Customer is getting a NullPointerException from JDG during startup of a new node. Caused by: java.lang.NullPointerException at org.infinispan.container.InternalEntryFactoryImpl.create(InternalEntryFactoryImpl.java:62) See my comment on 8/24/2015 9:10 PM EDT for more details. It's only happening rarely in production, and extremely rarely in QA. ================================================================= When a node joins and data is rebalanced, transactions are sent to the new owner. But it does not include all of the transaction data. org.ininispan.interceptors.TxInterceptor#visitCommitCommand checks for this case, and replays the transaction prepare if needed. The only place I've found that this NPE should be occurring is if this occurs and the transaction needs to be replayed, but it doesn't get replayed for some reason. The latest logs show that it is *not* replaying any prepare before the exception occurs. I suspect there's something wrong with this check to see if it needs to replay the prepare.

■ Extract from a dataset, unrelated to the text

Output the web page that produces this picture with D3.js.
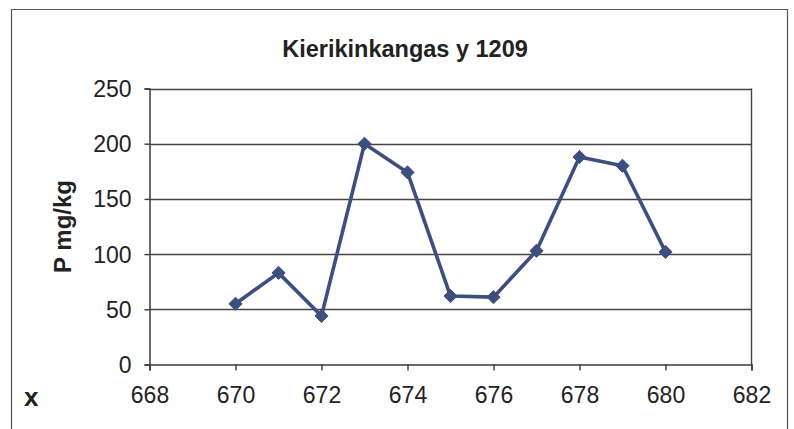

The following warning is occurring in close proximity to the exception, and may be related: ISPN000071: Caught exception when handling command CacheTopologyControlCommand{cache=dataMap, type=REBALANCE_START ... java.lang.IllegalArgumentException: Received a rebalance start topology ... while there already was a rebalance in progress: ... I believe we'll need to trace the topology IDs for prepare and commit commands, and the state transfer, to see if there's a discrepancy causing the topology ID check in TxInterceptor#visitCommitCommand to not work correctly.
That part of the code has changed after 6.3.2, so we'd need the customer and GSS to validate this with a current release (6.5.x).
The issue is not reproducable (JDG 6.5.1) and there are no further informations or details how to reproduce it. Also no logfiles with details (TRACE/DEBUG) during the failure.